NV citizen’s arrest requires crime occur in arrestor’s presence

Defendant entered making a citizen’s arrest for a crime that did not occur in his presence. His conviction is affirmed because that’s a statutory requirement. The knock-and-announce requirement in the statute also serves an important purpose in citizen’s arrest. Ser v. State, 2025 Nev. LEXIS 65 (Nov. 20, 2025):

Of particular concern is the statute in play here, NRS 171.138, which allows a private person to “break open a door or window of the house, structure or other place of concealment in which the person to be arrested is… after having demanded admittance and explained the purpose for which admittance is desired.” While a police officer’s ability to enter a private dwelling is circumscribed by the Fourth Amendment to the United States Constitution and Article 1, Section 18 of the Nevada Constitution, neither of those constitutional provisions apply to private citizens.
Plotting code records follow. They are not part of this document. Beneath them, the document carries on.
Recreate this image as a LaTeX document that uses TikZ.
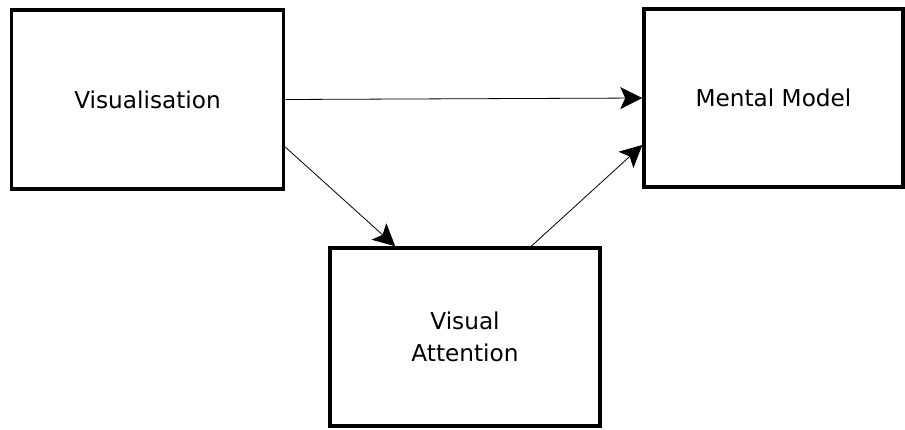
\documentclass[tikz,border=0pt]{standalone}
\usepackage{fontspec}
\setmainfont{DejaVu Sans}
\usetikzlibrary{arrows.meta,calc}
\begin{document}
\begin{tikzpicture}[x=1pt,y=-1pt,
  box/.style={draw=black,line width=3.5pt,fill=white,inner sep=0pt,align=center,
    font=\fontsize{23.2}{32}\selectfont},
  conn/.style={draw=black,line width=0.8pt,-{Stealth[length=22pt,width=22pt,inset=5pt]}}]
\useasboundingbox (0,0) rectangle (905,429);
\node[box,minimum width=272pt,minimum height=179pt] (vis) at (147.5,99.5) {Visualisation};
\node[box,minimum width=259pt,minimum height=178pt] (mm) at (773.5,98) {Mental Model};
\node[box,minimum width=270pt,minimum height=178pt] (va) at (465,337) {Visual\\Attention};
\draw[conn] (vis.east) -- (mm.west);
\draw[conn] ($(vis.east)+(0,47.5)$) -- ($(va.north west)+(67,0)$);
\draw[conn] ($(va.north west)+(203,0)$) -- ($(mm.west)+(0,47)$);
\end{tikzpicture}
\end{document}
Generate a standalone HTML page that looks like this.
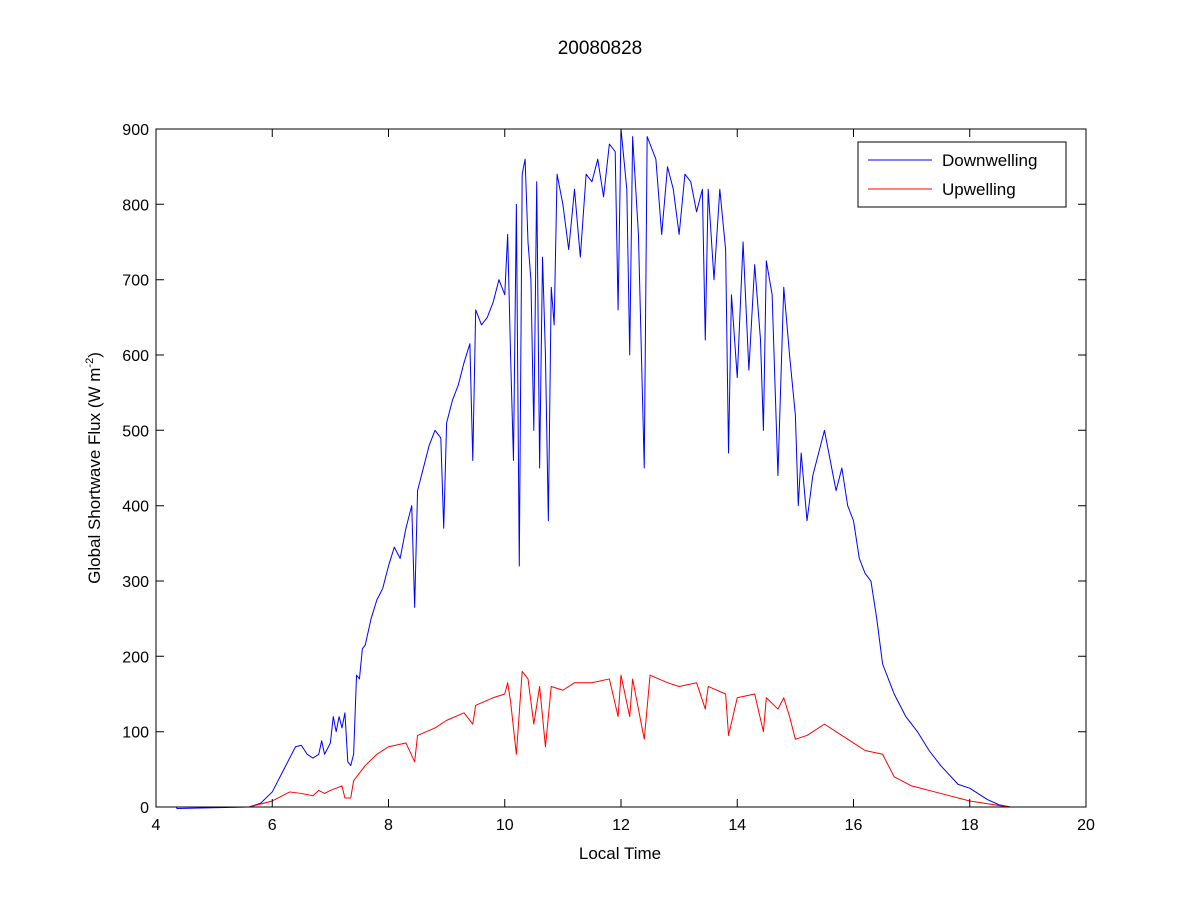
<!DOCTYPE html>
<html><head><meta charset="utf-8"><style>body{margin:0;background:#fff}svg{display:block;font-family:"Liberation Sans",Arial,sans-serif}</style></head>
<body>
<svg width="1200" height="900" xmlns="http://www.w3.org/2000/svg">
<rect width="1200" height="900" fill="#fff"/>
<text x="600" y="54" font-size="19" text-anchor="middle">20080828</text>
<g transform="translate(156,807) scale(58.125,-0.7533) translate(-4,0)" fill="none" stroke-linejoin="round">
<polyline vector-effect="non-scaling-stroke" stroke="#0000ff" stroke-width="1" points="4.2,0 4.35,0 4.36,-2 5.6,0 5.8,5 6.0,20 6.2,50 6.4,80 6.5,82 6.6,70 6.7,65 6.8,70 6.85,88 6.9,70 7.0,85 7.05,120 7.1,100 7.15,120 7.2,105 7.25,125 7.3,60 7.35,55 7.4,70 7.45,175 7.5,170 7.55,210 7.6,215 7.7,250 7.8,275 7.9,290 8.0,320 8.1,345 8.2,330 8.3,370 8.4,400 8.45,265 8.5,420 8.6,450 8.7,480 8.8,500 8.9,490 8.95,370 9.0,510 9.1,540 9.2,560 9.3,590 9.4,615 9.45,460 9.5,660 9.6,640 9.7,650 9.8,670 9.9,700 10.0,680 10.05,760 10.1,600 10.15,460 10.2,800 10.25,320 10.3,840 10.35,860 10.4,750 10.45,700 10.5,500 10.55,830 10.6,450 10.65,730 10.7,600 10.75,380 10.8,690 10.85,640 10.9,840 11.0,800 11.1,740 11.2,820 11.3,730 11.4,840 11.5,830 11.6,860 11.7,810 11.8,880 11.9,870 11.95,660 12.0,900 12.1,820 12.15,600 12.2,890 12.3,760 12.4,450 12.45,890 12.6,860 12.7,760 12.8,850 12.9,820 13.0,760 13.1,840 13.2,830 13.3,790 13.4,820 13.45,620 13.5,820 13.6,700 13.7,820 13.8,740 13.85,470 13.9,680 14.0,570 14.1,750 14.2,580 14.3,720 14.4,620 14.45,500 14.5,725 14.6,680 14.7,440 14.8,690 14.9,600 15.0,520 15.05,400 15.1,470 15.2,380 15.3,440 15.4,470 15.5,500 15.6,460 15.7,420 15.8,450 15.9,400 16.0,380 16.1,330 16.2,310 16.3,300 16.4,250 16.5,190 16.7,150 16.9,120 17.1,100 17.3,75 17.5,55 17.8,30 18.0,25 18.3,10 18.5,3 18.7,0"/>
<polyline vector-effect="non-scaling-stroke" stroke="#ff0000" stroke-width="1" points="4.2,0 4.35,0 5.6,0 6.0,8 6.3,20 6.5,18 6.7,15 6.8,22 6.9,18 7.0,22 7.1,25 7.2,28 7.25,12 7.35,12 7.4,35 7.6,55 7.8,70 8.0,80 8.3,85 8.45,60 8.5,95 8.8,105 9.0,115 9.3,125 9.45,110 9.5,135 9.8,145 10.0,150 10.05,165 10.1,140 10.2,70 10.3,180 10.4,170 10.5,110 10.6,160 10.7,80 10.8,160 11.0,155 11.2,165 11.5,165 11.8,170 11.95,120 12.0,175 12.15,120 12.2,170 12.4,90 12.5,175 12.8,165 13.0,160 13.3,165 13.45,130 13.5,160 13.8,150 13.85,95 14.0,145 14.3,150 14.45,100 14.5,145 14.7,130 14.8,145 14.9,120 15.0,90 15.2,95 15.5,110 15.8,95 16.0,85 16.2,75 16.5,70 16.7,40 17.0,28 17.5,18 18.0,8 18.5,2 18.7,0"/>
</g>
<rect x="156" y="129" width="930" height="678" fill="none" stroke="#000"/>
<g stroke="#000">
<path d="M156,807v-8M272.25,807v-8M388.5,807v-8M504.75,807v-8M621,807v-8M737.25,807v-8M853.5,807v-8M969.75,807v-8M272.25,129v8M388.5,129v8M504.75,129v8M621,129v8M737.25,129v8M853.5,129v8M969.75,129v8"/>
<path d="M156,731.7h8M156,656.3h8M156,581h8M156,505.7h8M156,430.3h8M156,355h8M156,279.7h8M156,204.3h8M1086,731.7h-8M1086,656.3h-8M1086,581h-8M1086,505.7h-8M1086,430.3h-8M1086,355h-8M1086,279.7h-8M1086,204.3h-8"/>
</g>
<g font-size="16" text-anchor="middle">
<text x="156" y="830">4</text><text x="272.25" y="830">6</text><text x="388.5" y="830">8</text><text x="504.75" y="830">10</text><text x="621" y="830">12</text><text x="737.25" y="830">14</text><text x="853.5" y="830">16</text><text x="969.75" y="830">18</text><text x="1086" y="830">20</text>
</g>
<g font-size="16" text-anchor="end">
<text x="149" y="813">0</text><text x="149" y="737.7">100</text><text x="149" y="662.3">200</text><text x="149" y="587">300</text><text x="149" y="511.7">400</text><text x="149" y="436.3">500</text><text x="149" y="361">600</text><text x="149" y="285.7">700</text><text x="149" y="210.3">800</text><text x="149" y="135">900</text>
</g>
<text x="620" y="859" font-size="17" text-anchor="middle">Local Time</text>
<text transform="translate(100,468) rotate(-90)" font-size="17" text-anchor="middle">Global Shortwave Flux (W m<tspan font-size="11" dy="-7">-2</tspan><tspan dy="7">)</tspan></text>
<rect x="858" y="142" width="208" height="65" fill="#fff" stroke="#000"/>
<line x1="868" y1="160" x2="932" y2="160" stroke="#0000ff"/>
<line x1="868" y1="189" x2="932" y2="189" stroke="#ff0000"/>
<text x="942" y="166" font-size="17">Downwelling</text>
<text x="942" y="195" font-size="17">Upwelling</text>
</svg>
</body></html>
Radkus v. State, 90 Nev. 406, 408, 528 P.2d 697, 698 (1974) (collecting cases). Allowing private, untrained individuals to break into homes at any hour of the day or night presents serious safety concerns. And these concerns are not ameliorated by the knock-and-announce requirement. If a person bearing no insignia of authority breaks into a person’s home, we are unconvinced that announcing the intention to make a citizen’s arrest reduces the risk of violence, which is among the main purposes of knock-and-announce provisions. Hudson v. Michigan, 547 U.S. 586, 594 (2006). NRS 171.138 thus invites tragic situations in which a homeowner kills or injures a would-be citizen’s arrestor who is acting as the law presently allows. Limiting the breadth of this statute, however, falls to the Nevada Legislature.